[Begin COLLECTED MATERIAL]

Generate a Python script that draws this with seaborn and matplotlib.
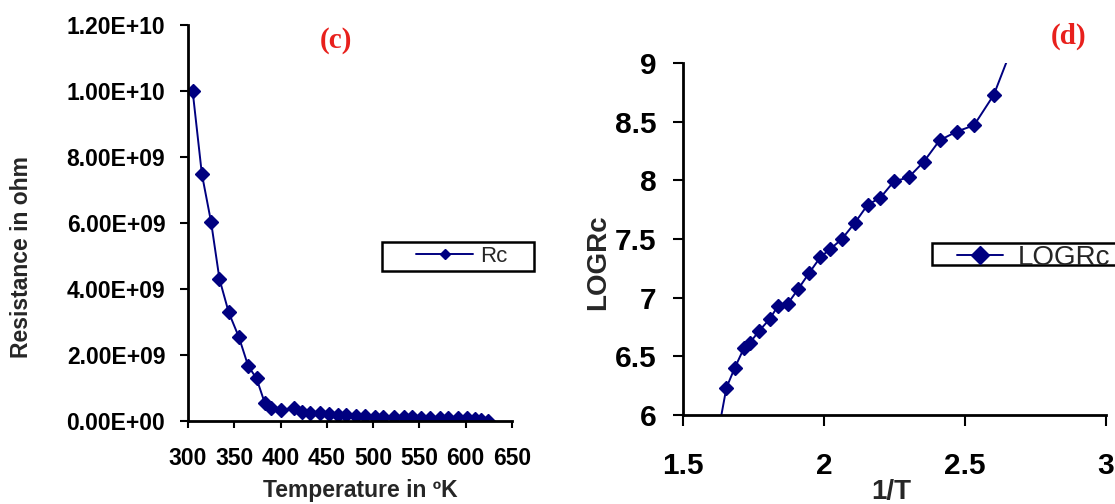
import matplotlib
matplotlib.use("Agg")
import matplotlib.pyplot as plt
import seaborn as sns
import pandas as pd
from matplotlib.patches import Rectangle
from matplotlib.ticker import FuncFormatter, FixedLocator

# ---- data: panel (c) ----
temperature_K = [305, 315, 325, 334, 344, 355, 365, 374, 383,
                 390, 401, 414, 423, 432, 443, 452, 462, 471, 482, 491,
                 502, 511, 522, 533, 542, 552, 561, 572, 581, 592, 601,
                 610, 617, 624]
resistance_ohm = [1.00e10, 7.48e9, 6.02e9, 4.30e9, 3.29e9, 2.54e9, 1.67e9, 1.29e9, 0.54e9,
                  0.38e9, 0.33e9, 0.40e9, 0.28e9, 0.25e9, 0.24e9, 0.22e9, 0.18e9, 0.17e9,
                  0.15e9, 0.14e9, 0.13e9, 0.12e9, 0.12e9, 0.11e9, 0.11e9, 0.10e9, 0.10e9,
                  0.10e9, 0.09e9, 0.09e9, 0.08e9, 0.06e9, 0.03e9, 0.01e9]

# ---- data: panel (d) ----
inv_T = [1.630, 1.654, 1.684, 1.716, 1.736, 1.770, 1.807, 1.837, 1.871, 1.908,
         1.947, 1.987, 2.023, 2.063, 2.109, 2.155, 2.200, 2.248, 2.300, 2.354,
         2.410, 2.470, 2.532, 2.602, 2.670]
log_Rc = [5.92, 6.233, 6.404, 6.569, 6.612, 6.717, 6.817, 6.930, 6.947, 7.072,
          7.209, 7.345, 7.416, 7.499, 7.636, 7.792, 7.852, 7.991, 8.025, 8.159,
          8.341, 8.415, 8.469, 8.728, 9.15]

left_xticks = [300, 350, 400, 450, 500, 550, 600, 650]
left_yticks = [0, 2e9, 4e9, 6e9, 8e9, 1e10, 1.2e10]
right_xticks = [1.5, 2, 2.5, 3]
right_yticks = [6, 6.5, 7, 7.5, 8, 8.5, 9]

df_c = pd.DataFrame({"T": temperature_K, "R": resistance_ohm})
df_d = pd.DataFrame({"invT": inv_T, "logR": log_Rc})

sns.set_theme(style="ticks")
plt.rcParams["font.family"] = ["Liberation Sans", "DejaVu Sans"]

W, H = 1115, 504
fig = plt.figure(figsize=(W / 100, H / 100), dpi=100)
fig.patch.set_facecolor("white")

def fx(px):
    return px / W

def fy(py):
    return 1 - py / H

navy = "#000080"
red = "#e8201c"

# ---------- panel (c) ----------
ax1 = fig.add_axes([fx(188), fy(421), fx(512) - fx(188), fy(25) - fy(421)])
sns.lineplot(data=df_c, x="T", y="R", ax=ax1, color=navy, marker="D",
             markersize=7.3, markeredgecolor=navy, markeredgewidth=1,
             linewidth=1.4, sort=False, estimator=None, label="Rc", legend=False)
ax1.set_xlim(300, 650)
ax1.set_ylim(0, 1.2e10)
ax1.xaxis.set_major_locator(FixedLocator(left_xticks))
ax1.yaxis.set_major_locator(FixedLocator(left_yticks))
ax1.yaxis.set_major_formatter(FuncFormatter(lambda v, p: f"{v:.2E}"))
ax1.xaxis.set_major_formatter(FuncFormatter(lambda v, p: f"{v:g}"))
ax1.tick_params(axis="y", direction="out", length=5.8, width=1.5, pad=10.5, labelsize=16.5, colors="black")
ax1.tick_params(axis="x", direction="out", length=5, width=1.5, pad=13.5, labelsize=16.5, colors="black")
for lab in ax1.get_xticklabels() + ax1.get_yticklabels():
    lab.set_fontweight("bold")
for s in ["top", "right"]:
    ax1.spines[s].set_visible(False)
for s in ["left", "bottom"]:
    ax1.spines[s].set_linewidth(2)
    ax1.spines[s].set_color("black")
ax1.set_xlabel("Temperature in ºK", fontsize=16.5, fontweight="bold", va="center")
ax1.xaxis.set_label_coords((360 - 188) / 324, (421 - 491) / 396)
ax1.set_ylabel("Resistance in ohm", fontsize=16.5, fontweight="bold", va="center")
ax1.yaxis.set_label_coords((22 - 188) / 324, (421 - 257) / 396)

ax1.add_patch(Rectangle((fx(382), fy(271)), fx(534) - fx(382), fy(242) - fy(271),
                        transform=fig.transFigure, facecolor="white", clip_on=False,
                        edgecolor="black", linewidth=1.8, zorder=5))
leg1 = ax1.legend(loc="center left", bbox_to_anchor=(fx(416), fy(256)),
                  bbox_transform=fig.transFigure, frameon=False, fontsize=16,
                  handlelength=2.57, handletextpad=0.32, borderpad=0, borderaxespad=0)
leg1.set_zorder(10)
for h in leg1.legend_handles:
    h.set_markersize(5)

fig.text(fx(335.6), fy(41), "(c)", color=red, fontsize=21, fontweight="bold",
         family=["Liberation Serif", "DejaVu Serif"], ha="center", va="center")

# ---------- panel (d) ----------
ax2 = fig.add_axes([fx(683), fy(415), fx(1106) - fx(683), fy(63) - fy(415)])
sns.lineplot(data=df_d, x="invT", y="logR", ax=ax2, color=navy, marker="D",
             markersize=7.6, markeredgecolor=navy, markeredgewidth=1,
             linewidth=1.4, sort=False, estimator=None, label="LOGRc", legend=False)
ax2.set_xlim(1.5, 3)
ax2.set_ylim(6, 9)
ax2.xaxis.set_major_locator(FixedLocator(right_xticks))
ax2.yaxis.set_major_locator(FixedLocator(right_yticks))
ax2.xaxis.set_major_formatter(FuncFormatter(lambda v, p: f"{v:g}"))
ax2.yaxis.set_major_formatter(FuncFormatter(lambda v, p: f"{v:g}"))
ax2.tick_params(axis="y", direction="out", length=7, width=1.5, pad=12, labelsize=21.5, colors="black")
ax2.tick_params(axis="x", direction="out", length=8, width=1.5, pad=18.5, labelsize=21.5, colors="black")
for lab in ax2.get_xticklabels() + ax2.get_yticklabels():
    lab.set_fontweight("bold")
for s in ["top", "right"]:
    ax2.spines[s].set_visible(False)
for s in ["left", "bottom"]:
    ax2.spines[s].set_linewidth(2)
    ax2.spines[s].set_color("black")
ax2.set_xlabel("1/T", fontsize=20, fontweight="bold", va="center")
ax2.xaxis.set_label_coords((891.6 - 683) / 423, (415 - 492) / 352)
ax2.set_ylabel("LOGRc", fontsize=20, fontweight="bold", va="center")
ax2.yaxis.set_label_coords((598 - 683) / 423, (415 - 262) / 352)

ax2.add_patch(Rectangle((fx(932), fy(265)), fx(1140) - fx(932), fy(243) - fy(265),
                        transform=fig.transFigure, facecolor="white", clip_on=False,
                        edgecolor="black", linewidth=1.8, zorder=5))
leg2 = ax2.legend(loc="center left", bbox_to_anchor=(fx(957), fy(258)),
                  bbox_transform=fig.transFigure, frameon=False, fontsize=20,
                  handlelength=1.65, handletextpad=0.55, borderpad=0, borderaxespad=0)
leg2.set_zorder(10)
for h in leg2.legend_handles:
    h.set_markersize(9)

fig.text(fx(1068.5), fy(36.5), "(d)", color=red, fontsize=21, fontweight="bold",
         family=["Liberation Serif", "DejaVu Serif"], ha="center", va="center")

fig.savefig("out.png", dpi=100, facecolor="white")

[End COLLECTED MATERIAL]

■ WORK TO DO ■
Leave out the pictures and retype every line above exactly.

■ ANSWER TO THIS TASK ■
Generate a Python script that draws this with seaborn and matplotlib.
import matplotlib
matplotlib.use("Agg")
import matplotlib.pyplot as plt
import seaborn as sns
import pandas as pd
from matplotlib.patches import Rectangle
from matplotlib.ticker import FuncFormatter, FixedLocator

# ---- data: panel (c) ----
temperature_K = [305, 315, 325, 334, 344, 355, 365, 374, 383,
                 390, 401, 414, 423, 432, 443, 452, 462, 471, 482, 491,
                 502, 511, 522, 533, 542, 552, 561, 572, 581, 592, 601,
                 610, 617, 624]
resistance_ohm = [1.00e10, 7.48e9, 6.02e9, 4.30e9, 3.29e9, 2.54e9, 1.67e9, 1.29e9, 0.54e9,
                  0.38e9, 0.33e9, 0.40e9, 0.28e9, 0.25e9, 0.24e9, 0.22e9, 0.18e9, 0.17e9,
                  0.15e9, 0.14e9, 0.13e9, 0.12e9, 0.12e9, 0.11e9, 0.11e9, 0.10e9, 0.10e9,
                  0.10e9, 0.09e9, 0.09e9, 0.08e9, 0.06e9, 0.03e9, 0.01e9]

# ---- data: panel (d) ----
inv_T = [1.630, 1.654, 1.684, 1.716, 1.736, 1.770, 1.807, 1.837, 1.871, 1.908,
         1.947, 1.987, 2.023, 2.063, 2.109, 2.155, 2.200, 2.248, 2.300, 2.354,
         2.410, 2.470, 2.532, 2.602, 2.670]
log_Rc = [5.92, 6.233, 6.404, 6.569, 6.612, 6.717, 6.817, 6.930, 6.947, 7.072,
          7.209, 7.345, 7.416, 7.499, 7.636, 7.792, 7.852, 7.991, 8.025, 8.159,
          8.341, 8.415, 8.469, 8.728, 9.15]

left_xticks = [300, 350, 400, 450, 500, 550, 600, 650]
left_yticks = [0, 2e9, 4e9, 6e9, 8e9, 1e10, 1.2e10]
right_xticks = [1.5, 2, 2.5, 3]
right_yticks = [6, 6.5, 7, 7.5, 8, 8.5, 9]

df_c = pd.DataFrame({"T": temperature_K, "R": resistance_ohm})
df_d = pd.DataFrame({"invT": inv_T, "logR": log_Rc})

sns.set_theme(style="ticks")
plt.rcParams["font.family"] = ["Liberation Sans", "DejaVu Sans"]

W, H = 1115, 504
fig = plt.figure(figsize=(W / 100, H / 100), dpi=100)
fig.patch.set_facecolor("white")

def fx(px):
    return px / W

def fy(py):
    return 1 - py / H

navy = "#000080"
red = "#e8201c"

# ---------- panel (c) ----------
ax1 = fig.add_axes([fx(188), fy(421), fx(512) - fx(188), fy(25) - fy(421)])
sns.lineplot(data=df_c, x="T", y="R", ax=ax1, color=navy, marker="D",
             markersize=7.3, markeredgecolor=navy, markeredgewidth=1,
             linewidth=1.4, sort=False, estimator=None, label="Rc", legend=False)
ax1.set_xlim(300, 650)
ax1.set_ylim(0, 1.2e10)
ax1.xaxis.set_major_locator(FixedLocator(left_xticks))
ax1.yaxis.set_major_locator(FixedLocator(left_yticks))
ax1.yaxis.set_major_formatter(FuncFormatter(lambda v, p: f"{v:.2E}"))
ax1.xaxis.set_major_formatter(FuncFormatter(lambda v, p: f"{v:g}"))
ax1.tick_params(axis="y", direction="out", length=5.8, width=1.5, pad=10.5, labelsize=16.5, colors="black")
ax1.tick_params(axis="x", direction="out", length=5, width=1.5, pad=13.5, labelsize=16.5, colors="black")
for lab in ax1.get_xticklabels() + ax1.get_yticklabels():
    lab.set_fontweight("bold")
for s in ["top", "right"]:
    ax1.spines[s].set_visible(False)
for s in ["left", "bottom"]:
    ax1.spines[s].set_linewidth(2)
    ax1.spines[s].set_color("black")
ax1.set_xlabel("Temperature in ºK", fontsize=16.5, fontweight="bold", va="center")
ax1.xaxis.set_label_coords((360 - 188) / 324, (421 - 491) / 396)
ax1.set_ylabel("Resistance in ohm", fontsize=16.5, fontweight="bold", va="center")
ax1.yaxis.set_label_coords((22 - 188) / 324, (421 - 257) / 396)

ax1.add_patch(Rectangle((fx(382), fy(271)), fx(534) - fx(382), fy(242) - fy(271),
                        transform=fig.transFigure, facecolor="white", clip_on=False,
                        edgecolor="black", linewidth=1.8, zorder=5))
leg1 = ax1.legend(loc="center left", bbox_to_anchor=(fx(416), fy(256)),
                  bbox_transform=fig.transFigure, frameon=False, fontsize=16,
                  handlelength=2.57, handletextpad=0.32, borderpad=0, borderaxespad=0)
leg1.set_zorder(10)
for h in leg1.legend_handles:
    h.set_markersize(5)

fig.text(fx(335.6), fy(41), "(c)", color=red, fontsize=21, fontweight="bold",
         family=["Liberation Serif", "DejaVu Serif"], ha="center", va="center")

# ---------- panel (d) ----------
ax2 = fig.add_axes([fx(683), fy(415), fx(1106) - fx(683), fy(63) - fy(415)])
sns.lineplot(data=df_d, x="invT", y="logR", ax=ax2, color=navy, marker="D",
             markersize=7.6, markeredgecolor=navy, markeredgewidth=1,
             linewidth=1.4, sort=False, estimator=None, label="LOGRc", legend=False)
ax2.set_xlim(1.5, 3)
ax2.set_ylim(6, 9)
ax2.xaxis.set_major_locator(FixedLocator(right_xticks))
ax2.yaxis.set_major_locator(FixedLocator(right_yticks))
ax2.xaxis.set_major_formatter(FuncFormatter(lambda v, p: f"{v:g}"))
ax2.yaxis.set_major_formatter(FuncFormatter(lambda v, p: f"{v:g}"))
ax2.tick_params(axis="y", direction="out", length=7, width=1.5, pad=12, labelsize=21.5, colors="black")
ax2.tick_params(axis="x", direction="out", length=8, width=1.5, pad=18.5, labelsize=21.5, colors="black")
for lab in ax2.get_xticklabels() + ax2.get_yticklabels():
    lab.set_fontweight("bold")
for s in ["top", "right"]:
    ax2.spines[s].set_visible(False)
for s in ["left", "bottom"]:
    ax2.spines[s].set_linewidth(2)
    ax2.spines[s].set_color("black")
ax2.set_xlabel("1/T", fontsize=20, fontweight="bold", va="center")
ax2.xaxis.set_label_coords((891.6 - 683) / 423, (415 - 492) / 352)
ax2.set_ylabel("LOGRc", fontsize=20, fontweight="bold", va="center")
ax2.yaxis.set_label_coords((598 - 683) / 423, (415 - 262) / 352)

ax2.add_patch(Rectangle((fx(932), fy(265)), fx(1140) - fx(932), fy(243) - fy(265),
                        transform=fig.transFigure, facecolor="white", clip_on=False,
                        edgecolor="black", linewidth=1.8, zorder=5))
leg2 = ax2.legend(loc="center left", bbox_to_anchor=(fx(957), fy(258)),
                  bbox_transform=fig.transFigure, frameon=False, fontsize=20,
                  handlelength=1.65, handletextpad=0.55, borderpad=0, borderaxespad=0)
leg2.set_zorder(10)
for h in leg2.legend_handles:
    h.set_markersize(9)

fig.text(fx(1068.5), fy(36.5), "(d)", color=red, fontsize=21, fontweight="bold",
         family=["Liberation Serif", "DejaVu Serif"], ha="center", va="center")

fig.savefig("out.png", dpi=100, facecolor="white")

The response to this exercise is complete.